Thank you to my first job for epitomizing the importance of personal attitude and the intangible impacts it can have. There will inevitably be days when you can’t control writer’s block or falling behind in email. You can, however, always control the attitude in which you go about those activities. Owning a positive attitude that others begin to recognize as the norm is a characteristic that becomes contagious – and I’m grateful to have caught this “bug.”
2. Prioritize culture.
Thank you to my first job for showing me how a workplace environment can be the ultimate catalyst for growth. You spend just as much time (or more) with your coworkers as you do with your friends or family, so placing company culture high on the priority list became a must-do at my first job. At Reebok, the hour you take away from your desk to dedicate to fitness – whether it’s boxing, spin, yoga, CrossFit, running, etc. – is just as important as any other meeting on your schedule.

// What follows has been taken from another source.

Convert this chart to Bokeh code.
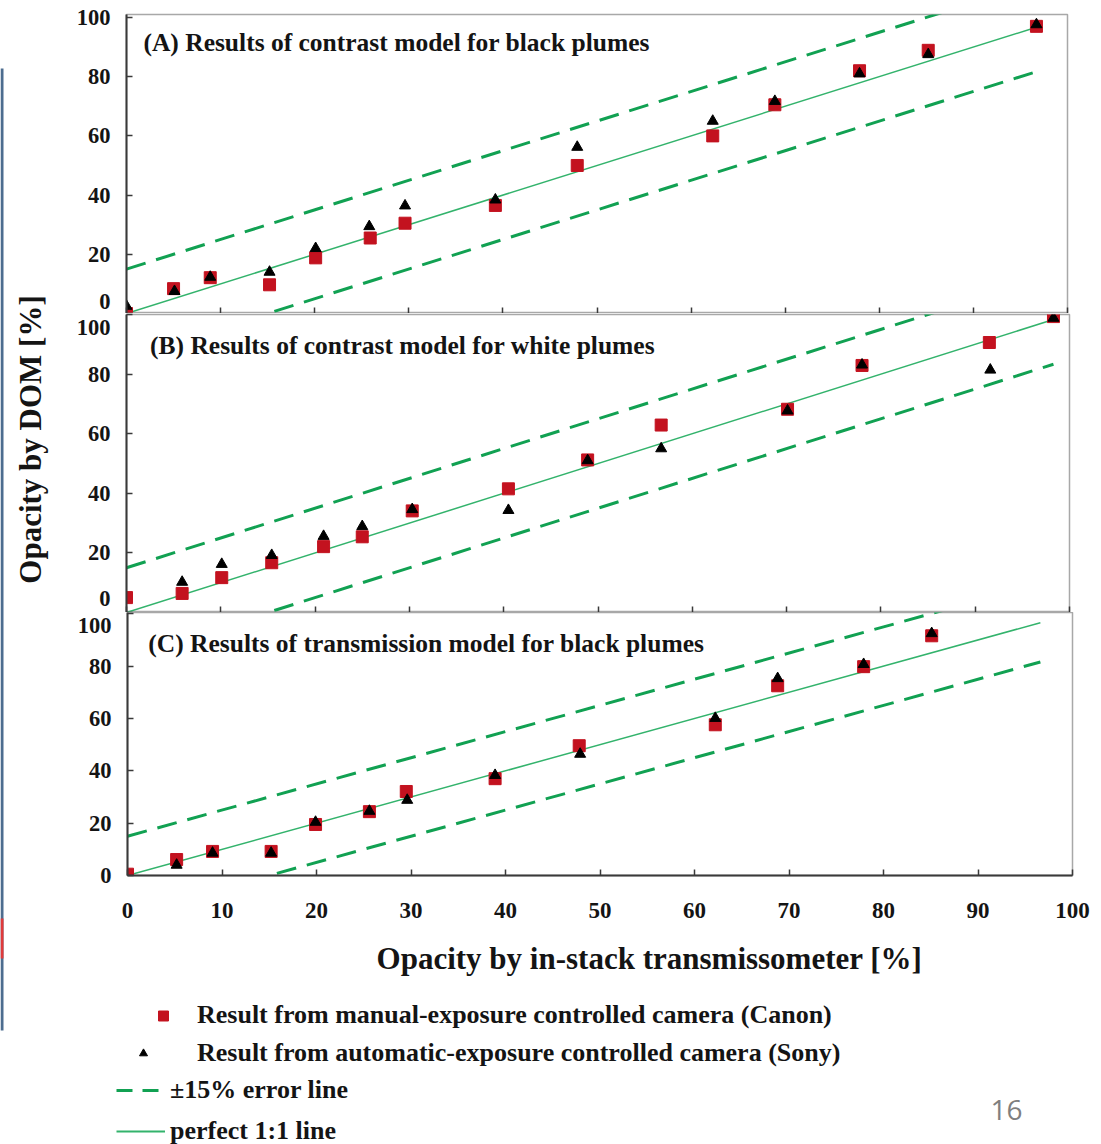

“It has become clear to me that you shouldn’t pursue just a job; you should pursue a culture that inspires you to be better and provides you the avenues to do so.”
3. Trust the process.
Thank you to my first job for teaching me how to maximize the potential in every day – and trusting that doing so will open the right doors. It was daunting to know that as a year-long apprentice, my future wasn’t necessarily guaranteed. That realization, though, allowed me to truly focus on each day as it came – worrying about the future would only hinder my development in the role. Through trusting the process, the next opportunity presented itself and I was well prepared to seize it.